Given data:

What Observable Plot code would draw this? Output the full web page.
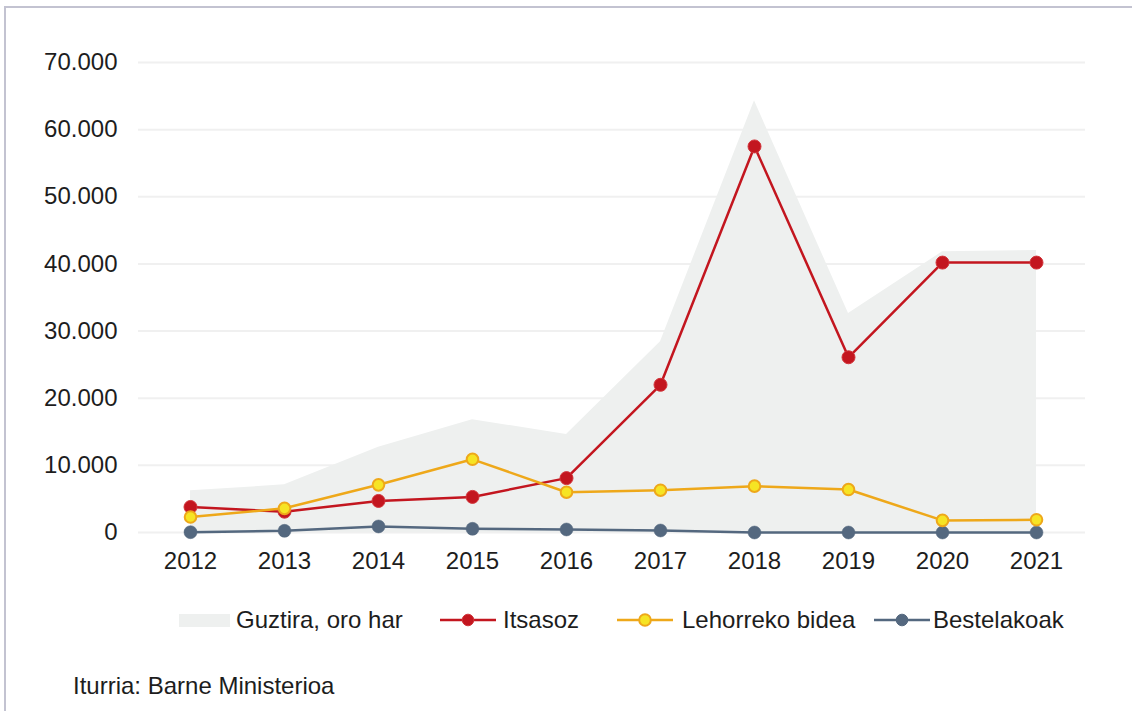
<!DOCTYPE html>
<html>
<head>
<meta charset="utf-8">
<script src="https://cdn.jsdelivr.net/npm/d3@7"></script>
<script src="https://cdn.jsdelivr.net/npm/@observablehq/plot@0.6"></script>
<style>
  html, body { margin: 0; padding: 0; background: #fff; }
  body { width: 1132px; height: 711px; position: relative; overflow: hidden;
         font-family: "Liberation Sans", Arial, Helvetica, sans-serif; color: #1d1d1d; }
  #frame { position: absolute; left: 4px; top: 6px; right: -10px; bottom: -10px;
           border-left: 2px solid #c3c3d1; border-top: 2px solid #c3c3d1; pointer-events: none; }
  #chart { position: absolute; left: 0; top: 0; }
  .leg { position: absolute; top: 606px; height: 28px; line-height: 28px; font-size: 24px; white-space: nowrap; }
  .leg svg { position: absolute; top: 0; }
  #caption { position: absolute; left: 73px; top: 672px; font-size: 24px; line-height: 28px; }
</style>
</head>
<body>
<div id="chart"></div>
<div id="legend"></div>
<div id="caption">Iturria: Barne Ministerioa</div>
<div id="frame"></div>
<script>
const years = [2012, 2013, 2014, 2015, 2016, 2017, 2018, 2019, 2020, 2021];
const guztira = [6200, 7100, 12700, 16800, 14600, 28400, 64300, 32600, 41800, 42000];
const itsasoz = [3800, 3100, 4700, 5300, 8100, 22000, 57500, 26100, 40200, 40200];
const lehorreko = [2300, 3600, 7100, 10900, 6000, 6300, 6900, 6400, 1800, 1900];
const bestelakoak = [50, 250, 900, 550, 450, 300, 0, 0, 0, 0];
const yTicks = [0, 10000, 20000, 30000, 40000, 50000, 60000, 70000];
const seriesNames = ["Guztira, oro har", "Itsasoz", "Lehorreko bidea", "Bestelakoak"];

const C = {
  area: "#eef0ef",
  red: "#c3161f",
  yellowLine: "#eea81a",
  yellowFill: "#f6e424",
  blue: "#54687f",
  grid: "#f0f0f0"
};

const rows = (vals) => years.map((y, i) => ({year: y, value: vals[i]}));
const dTot = rows(guztira), dRed = rows(itsasoz), dYel = rows(lehorreko), dBlu = rows(bestelakoak);

const fmt = d => d3.format(",")(d).replace(/,/g, ".");

const plot = Plot.plot({
  width: 1132,
  height: 585,
  marginLeft: 138,
  marginRight: 47,
  marginTop: 62,
  marginBottom: 53,
  style: {fontFamily: "Liberation Sans, Arial, sans-serif", fontSize: "24px", color: "#1d1d1d", background: "transparent"},
  x: {type: "linear", domain: [2012, 2021], range: [190, 1036], ticks: years, label: null, tickSize: 0, tickPadding: 19, tickFormat: d => String(d)},
  y: {domain: [0, 70000], label: null, ticks: yTicks, tickSize: 0, tickPadding: 21, tickFormat: fmt},
  marks: [
    Plot.ruleY(yTicks, {stroke: C.grid, strokeWidth: 2}),
    Plot.areaY(dTot, {x: "year", y: "value", fill: C.area}),
    Plot.line(dBlu, {x: "year", y: "value", stroke: C.blue, strokeWidth: 2.5}),
    Plot.dot(dBlu, {x: "year", y: "value", r: 6.5, fill: C.blue, stroke: C.blue, strokeWidth: 0.5}),
    Plot.line(dRed, {x: "year", y: "value", stroke: C.red, strokeWidth: 2.5}),
    Plot.dot(dRed, {x: "year", y: "value", r: 6.5, fill: C.red, stroke: "#d2343a", strokeWidth: 1}),
    Plot.line(dYel, {x: "year", y: "value", stroke: C.yellowLine, strokeWidth: 2.5}),
    Plot.dot(dYel, {x: "year", y: "value", r: 5.8, fill: C.yellowFill, stroke: C.yellowLine, strokeWidth: 2})
  ]
});
document.getElementById("chart").appendChild(plot);

// Legend
const legend = document.getElementById("legend");
const items = [
  {name: seriesNames[0], left: 179, textLeft: 236, kind: "area"},
  {name: seriesNames[1], left: 440, textLeft: 503, kind: "line", stroke: C.red, fill: C.red, dotStroke: "#d2343a"},
  {name: seriesNames[2], left: 617, textLeft: 682, kind: "line", stroke: C.yellowLine, fill: C.yellowFill, dotStroke: C.yellowLine},
  {name: seriesNames[3], left: 874, textLeft: 933, kind: "line", stroke: C.blue, fill: C.blue, dotStroke: C.blue}
];
for (const it of items) {
  const sw = document.createElement("div");
  sw.className = "leg";
  sw.style.left = it.left + "px";
  sw.style.width = "60px";
  if (it.kind === "area") {
    sw.innerHTML = `<svg width="52" height="28"><rect x="0" y="8" width="51" height="13" fill="${C.area}"/></svg>`;
  } else {
    sw.innerHTML = `<svg width="58" height="28"><line x1="0" x2="56" y1="14" y2="14" stroke="${it.stroke}" stroke-width="2.5"/><circle cx="28" cy="14" r="5.8" fill="${it.fill}" stroke="${it.dotStroke}" stroke-width="${it.fill === C.yellowFill ? 2 : 1}"/></svg>`;
  }
  legend.appendChild(sw);
  const tx = document.createElement("div");
  tx.className = "leg";
  tx.style.left = it.textLeft + "px";
  tx.textContent = it.name;
  legend.appendChild(tx);
}
</script>
</body>
</html>
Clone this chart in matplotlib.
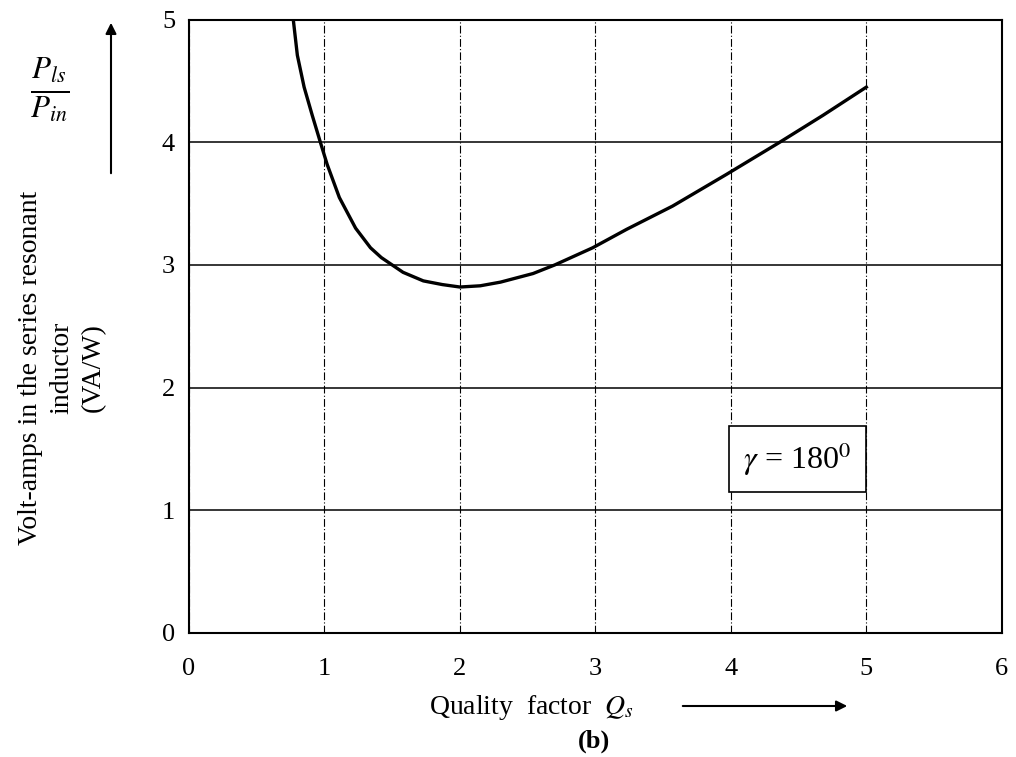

Job:
Reproduce the material above in full and without alteration, but skip all pictures.

Expected output:
What Observable Plot code would draw this? Output the full web page.
<!DOCTYPE html>
<html>
<head>
<meta charset="utf-8">
<script src="https://cdn.jsdelivr.net/npm/d3@7"></script>
<script src="https://cdn.jsdelivr.net/npm/@observablehq/plot@0.6"></script>
<style>
  html, body { margin: 0; padding: 0; background: #fff; }
  body { width: 1132px; height: 711px; position: relative; overflow: hidden;
         font-family: "Liberation Sans", Arial, Helvetica, sans-serif; color: #1d1d1d; }
  #frame { position: absolute; left: 4px; top: 6px; right: -10px; bottom: -10px;
           border-left: 2px solid #c3c3d1; border-top: 2px solid #c3c3d1; pointer-events: none; }
  #chart { position: absolute; left: 0; top: 0; }
  .leg { position: absolute; top: 606px; height: 28px; line-height: 28px; font-size: 24px; white-space: nowrap; }
  .leg svg { position: absolute; top: 0; }
  #caption { position: absolute; left: 73px; top: 672px; font-size: 24px; line-height: 28px; }
</style>
</head>
<body>
<div id="chart"></div>
<div id="legend"></div>
<div id="caption">Iturria: Barne Ministerioa</div>
<div id="frame"></div>
<script>
const years = [2012, 2013, 2014, 2015, 2016, 2017, 2018, 2019, 2020, 2021];
const guztira = [6200, 7100, 12700, 16800, 14600, 28400, 64300, 32600, 41800, 42000];
const itsasoz = [3800, 3100, 4700, 5300, 8100, 22000, 57500, 26100, 40200, 40200];
const lehorreko = [2300, 3600, 7100, 10900, 6000, 6300, 6900, 6400, 1800, 1900];
const bestelakoak = [50, 250, 900, 550, 450, 300, 0, 0, 0, 0];
const yTicks = [0, 10000, 20000, 30000, 40000, 50000, 60000, 70000];
const seriesNames = ["Guztira, oro har", "Itsasoz", "Lehorreko bidea", "Bestelakoak"];

const C = {
  area: "#eef0ef",
  red: "#c3161f",
  yellowLine: "#eea81a",
  yellowFill: "#f6e424",
  blue: "#54687f",
  grid: "#f0f0f0"
};

const rows = (vals) => years.map((y, i) => ({year: y, value: vals[i]}));
const dTot = rows(guztira), dRed = rows(itsasoz), dYel = rows(lehorreko), dBlu = rows(bestelakoak);

const fmt = d => d3.format(",")(d).replace(/,/g, ".");

const plot = Plot.plot({
  width: 1132,
  height: 585,
  marginLeft: 138,
  marginRight: 47,
  marginTop: 62,
  marginBottom: 53,
  style: {fontFamily: "Liberation Sans, Arial, sans-serif", fontSize: "24px", color: "#1d1d1d", background: "transparent"},
  x: {type: "linear", domain: [2012, 2021], range: [190, 1036], ticks: years, label: null, tickSize: 0, tickPadding: 19, tickFormat: d => String(d)},
  y: {domain: [0, 70000], label: null, ticks: yTicks, tickSize: 0, tickPadding: 21, tickFormat: fmt},
  marks: [
    Plot.ruleY(yTicks, {stroke: C.grid, strokeWidth: 2}),
    Plot.areaY(dTot, {x: "year", y: "value", fill: C.area}),
    Plot.line(dBlu, {x: "year", y: "value", stroke: C.blue, strokeWidth: 2.5}),
    Plot.dot(dBlu, {x: "year", y: "value", r: 6.5, fill: C.blue, stroke: C.blue, strokeWidth: 0.5}),
    Plot.line(dRed, {x: "year", y: "value", stroke: C.red, strokeWidth: 2.5}),
    Plot.dot(dRed, {x: "year", y: "value", r: 6.5, fill: C.red, stroke: "#d2343a", strokeWidth: 1}),
    Plot.line(dYel, {x: "year", y: "value", stroke: C.yellowLine, strokeWidth: 2.5}),
    Plot.dot(dYel, {x: "year", y: "value", r: 5.8, fill: C.yellowFill, stroke: C.yellowLine, strokeWidth: 2})
  ]
});
document.getElementById("chart").appendChild(plot);

// Legend
const legend = document.getElementById("legend");
const items = [
  {name: seriesNames[0], left: 179, textLeft: 236, kind: "area"},
  {name: seriesNames[1], left: 440, textLeft: 503, kind: "line", stroke: C.red, fill: C.red, dotStroke: "#d2343a"},
  {name: seriesNames[2], left: 617, textLeft: 682, kind: "line", stroke: C.yellowLine, fill: C.yellowFill, dotStroke: C.yellowLine},
  {name: seriesNames[3], left: 874, textLeft: 933, kind: "line", stroke: C.blue, fill: C.blue, dotStroke: C.blue}
];
for (const it of items) {
  const sw = document.createElement("div");
  sw.className = "leg";
  sw.style.left = it.left + "px";
  sw.style.width = "60px";
  if (it.kind === "area") {
    sw.innerHTML = `<svg width="52" height="28"><rect x="0" y="8" width="51" height="13" fill="${C.area}"/></svg>`;
  } else {
    sw.innerHTML = `<svg width="58" height="28"><line x1="0" x2="56" y1="14" y2="14" stroke="${it.stroke}" stroke-width="2.5"/><circle cx="28" cy="14" r="5.8" fill="${it.fill}" stroke="${it.dotStroke}" stroke-width="${it.fill === C.yellowFill ? 2 : 1}"/></svg>`;
  }
  legend.appendChild(sw);
  const tx = document.createElement("div");
  tx.className = "leg";
  tx.style.left = it.textLeft + "px";
  tx.textContent = it.name;
  legend.appendChild(tx);
}
</script>
</body>
</html>
Clone this chart in matplotlib.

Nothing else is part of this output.